Start RECORD SET

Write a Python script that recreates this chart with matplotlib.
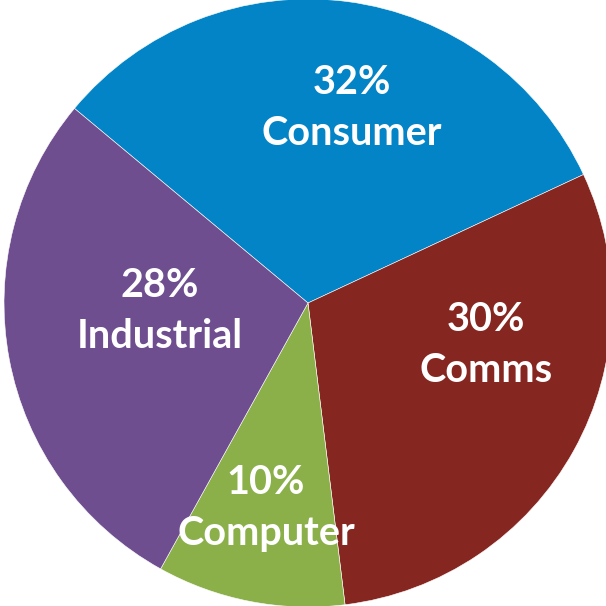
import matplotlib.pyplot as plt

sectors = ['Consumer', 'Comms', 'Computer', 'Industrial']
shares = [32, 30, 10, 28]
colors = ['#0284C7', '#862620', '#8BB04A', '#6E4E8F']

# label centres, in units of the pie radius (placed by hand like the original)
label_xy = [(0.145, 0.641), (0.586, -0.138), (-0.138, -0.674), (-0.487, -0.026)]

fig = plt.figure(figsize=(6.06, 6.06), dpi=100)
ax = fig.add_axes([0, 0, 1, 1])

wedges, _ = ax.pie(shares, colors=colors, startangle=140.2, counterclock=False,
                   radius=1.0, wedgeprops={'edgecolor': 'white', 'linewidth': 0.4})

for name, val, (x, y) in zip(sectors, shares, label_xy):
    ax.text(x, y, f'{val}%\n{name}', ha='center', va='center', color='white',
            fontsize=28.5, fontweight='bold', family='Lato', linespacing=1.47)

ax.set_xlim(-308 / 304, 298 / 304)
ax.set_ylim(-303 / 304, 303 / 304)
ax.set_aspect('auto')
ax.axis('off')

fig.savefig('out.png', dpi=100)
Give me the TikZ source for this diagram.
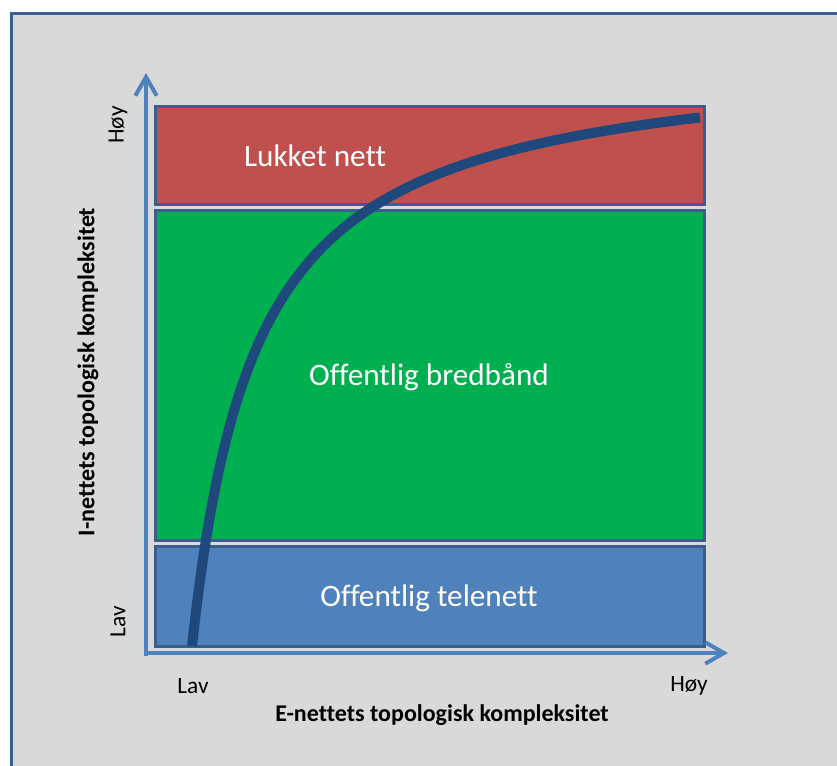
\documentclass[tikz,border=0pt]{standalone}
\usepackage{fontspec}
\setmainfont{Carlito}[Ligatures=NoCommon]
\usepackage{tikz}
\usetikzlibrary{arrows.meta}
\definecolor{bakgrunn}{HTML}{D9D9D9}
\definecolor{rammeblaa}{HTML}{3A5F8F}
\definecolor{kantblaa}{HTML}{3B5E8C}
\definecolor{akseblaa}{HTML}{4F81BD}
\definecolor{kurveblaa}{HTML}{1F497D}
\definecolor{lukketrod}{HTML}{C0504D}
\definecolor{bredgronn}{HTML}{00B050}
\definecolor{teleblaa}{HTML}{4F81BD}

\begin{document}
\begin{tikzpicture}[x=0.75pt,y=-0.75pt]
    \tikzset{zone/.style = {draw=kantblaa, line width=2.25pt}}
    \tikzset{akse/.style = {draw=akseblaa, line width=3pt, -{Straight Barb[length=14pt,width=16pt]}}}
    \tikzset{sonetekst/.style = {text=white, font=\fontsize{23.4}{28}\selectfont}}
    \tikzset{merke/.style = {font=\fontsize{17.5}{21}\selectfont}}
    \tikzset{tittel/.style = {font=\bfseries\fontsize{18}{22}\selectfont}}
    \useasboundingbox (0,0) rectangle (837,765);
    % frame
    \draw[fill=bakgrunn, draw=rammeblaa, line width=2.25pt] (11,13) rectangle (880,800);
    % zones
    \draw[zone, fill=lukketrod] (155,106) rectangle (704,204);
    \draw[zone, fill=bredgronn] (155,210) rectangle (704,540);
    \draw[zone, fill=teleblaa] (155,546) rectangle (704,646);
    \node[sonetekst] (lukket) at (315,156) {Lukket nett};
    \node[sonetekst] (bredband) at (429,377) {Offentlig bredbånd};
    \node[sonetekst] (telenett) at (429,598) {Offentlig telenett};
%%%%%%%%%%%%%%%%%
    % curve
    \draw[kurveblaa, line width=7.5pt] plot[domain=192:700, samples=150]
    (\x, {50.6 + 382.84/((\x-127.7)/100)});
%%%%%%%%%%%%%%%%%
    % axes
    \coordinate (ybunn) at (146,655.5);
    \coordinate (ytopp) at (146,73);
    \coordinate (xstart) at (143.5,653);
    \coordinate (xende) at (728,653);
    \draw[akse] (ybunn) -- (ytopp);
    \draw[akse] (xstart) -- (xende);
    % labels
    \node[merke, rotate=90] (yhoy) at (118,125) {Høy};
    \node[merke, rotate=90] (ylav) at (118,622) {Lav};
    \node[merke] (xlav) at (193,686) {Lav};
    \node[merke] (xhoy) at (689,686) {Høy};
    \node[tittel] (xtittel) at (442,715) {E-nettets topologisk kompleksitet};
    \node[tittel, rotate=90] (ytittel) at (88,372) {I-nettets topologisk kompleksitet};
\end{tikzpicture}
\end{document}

End RECORD SET

SET PROBLEM
Copy only the part of the records that runs from the first line to the line with "ax = fig.add_axes([0, 0, 1, 1])", ends included, leaving pictures out.

COMPLETED TASK
Write a Python script that recreates this chart with matplotlib.
import matplotlib.pyplot as plt

sectors = ['Consumer', 'Comms', 'Computer', 'Industrial']
shares = [32, 30, 10, 28]
colors = ['#0284C7', '#862620', '#8BB04A', '#6E4E8F']

# label centres, in units of the pie radius (placed by hand like the original)
label_xy = [(0.145, 0.641), (0.586, -0.138), (-0.138, -0.674), (-0.487, -0.026)]

fig = plt.figure(figsize=(6.06, 6.06), dpi=100)
ax = fig.add_axes([0, 0, 1, 1])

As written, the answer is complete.